══ Stored data ══

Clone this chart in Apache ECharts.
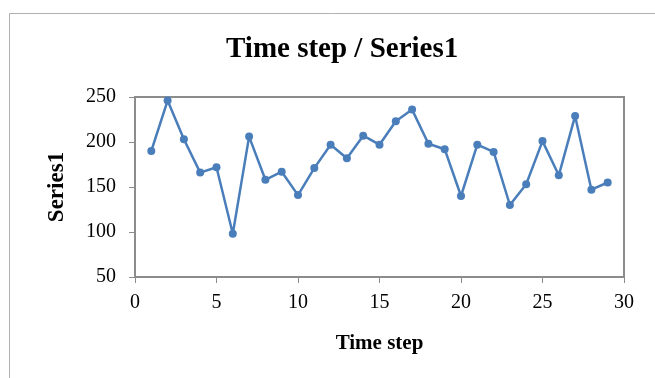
<!DOCTYPE html>
<html>
<head>
<meta charset="utf-8">
<script src="https://cdn.jsdelivr.net/npm/echarts@6/dist/echarts.min.js"></script>
<style>
  html, body { margin: 0; padding: 0; background: #ffffff; }
  #chart { width: 655px; height: 378px; }
</style>
</head>
<body>
<div id="chart"></div>
<script>
// Time steps and the recorded Series1 values
const timeSteps = [1, 2, 3, 4, 5, 6, 7, 8, 9, 10, 11, 12, 13, 14, 15, 16, 17, 18, 19, 20, 21, 22, 23, 24, 25, 26, 27, 28, 29];
const series1 = [190, 246, 203, 166, 172, 98, 206, 158, 167, 141, 171, 197, 182, 207, 197, 223, 236, 198, 192, 140, 197, 189, 130, 153, 201, 163, 229, 147, 155];
const titleText = 'Time step / Series1';
const xName = 'Time step';
const yName = 'Series1';

const serif = '"Liberation Serif", "Times New Roman", serif';
const axisGray = '#8c8c8c';

const chart = echarts.init(document.getElementById('chart'), null, { renderer: 'canvas' });
chart.setOption({
  backgroundColor: '#ffffff',
  animation: false,
  title: {
    text: titleText,
    left: 221,
    top: 30,
    textStyle: { fontFamily: serif, fontSize: 29, fontWeight: 'bold', color: '#000' }
  },
  graphic: [{
    type: 'rect',
    shape: { x: 9.5, y: 13.5, width: 700, height: 420 },
    style: { fill: 'none', stroke: '#b0b0b0', lineWidth: 1 },
    silent: true,
    z: -1
  }],
  grid: {
    left: 135, right: 31, top: 97, bottom: 101,
    show: true,
    borderColor: axisGray,
    borderWidth: 2,
    backgroundColor: 'transparent'
  },
  xAxis: {
    type: 'value',
    min: 0, max: 30, interval: 5,
    name: xName,
    nameLocation: 'middle',
    nameGap: 56,
    nameTextStyle: { fontFamily: serif, fontSize: 21, fontWeight: 'bold', color: '#000' },
    axisLine: { show: true, lineStyle: { color: axisGray, width: 2 } },
    axisTick: { show: true, inside: false, length: 6, lineStyle: { color: axisGray, width: 1 } },
    axisLabel: { fontFamily: serif, fontSize: 20, color: '#000', margin: 16 },
    splitLine: { show: false }
  },
  yAxis: {
    type: 'value',
    min: 50, max: 250, interval: 50,
    name: yName,
    nameLocation: 'middle',
    nameGap: 66,
    nameRotate: 90,
    nameTextStyle: { fontFamily: serif, fontSize: 23, fontWeight: 'bold', color: '#000' },
    axisLine: { show: true, lineStyle: { color: axisGray, width: 2 } },
    axisTick: { show: true, inside: false, length: 6, lineStyle: { color: axisGray, width: 1 } },
    axisLabel: { fontFamily: serif, fontSize: 20, color: '#000', margin: 19 },
    splitLine: { show: false }
  },
  series: [{
    type: 'line',
    data: timeSteps.map((t, i) => [t, series1[i]]),
    symbol: 'circle',
    symbolSize: 8,
    lineStyle: { color: '#4a7ebb', width: 2.5 },
    itemStyle: { color: '#4a7ebb' }
  }]
});
</script>
</body>
</html>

═══

From the first line above to the line containing "const axisGray = '#8c8c8c';", repeat each line exactly. Pictures stay out.

**Exercise response:**
Clone this chart in Apache ECharts.
<!DOCTYPE html>
<html>
<head>
<meta charset="utf-8">
<script src="https://cdn.jsdelivr.net/npm/echarts@6/dist/echarts.min.js"></script>
<style>
  html, body { margin: 0; padding: 0; background: #ffffff; }
  #chart { width: 655px; height: 378px; }
</style>
</head>
<body>
<div id="chart"></div>
<script>
// Time steps and the recorded Series1 values
const timeSteps = [1, 2, 3, 4, 5, 6, 7, 8, 9, 10, 11, 12, 13, 14, 15, 16, 17, 18, 19, 20, 21, 22, 23, 24, 25, 26, 27, 28, 29];
const series1 = [190, 246, 203, 166, 172, 98, 206, 158, 167, 141, 171, 197, 182, 207, 197, 223, 236, 198, 192, 140, 197, 189, 130, 153, 201, 163, 229, 147, 155];
const titleText = 'Time step / Series1';
const xName = 'Time step';
const yName = 'Series1';

const serif = '"Liberation Serif", "Times New Roman", serif';
const axisGray = '#8c8c8c';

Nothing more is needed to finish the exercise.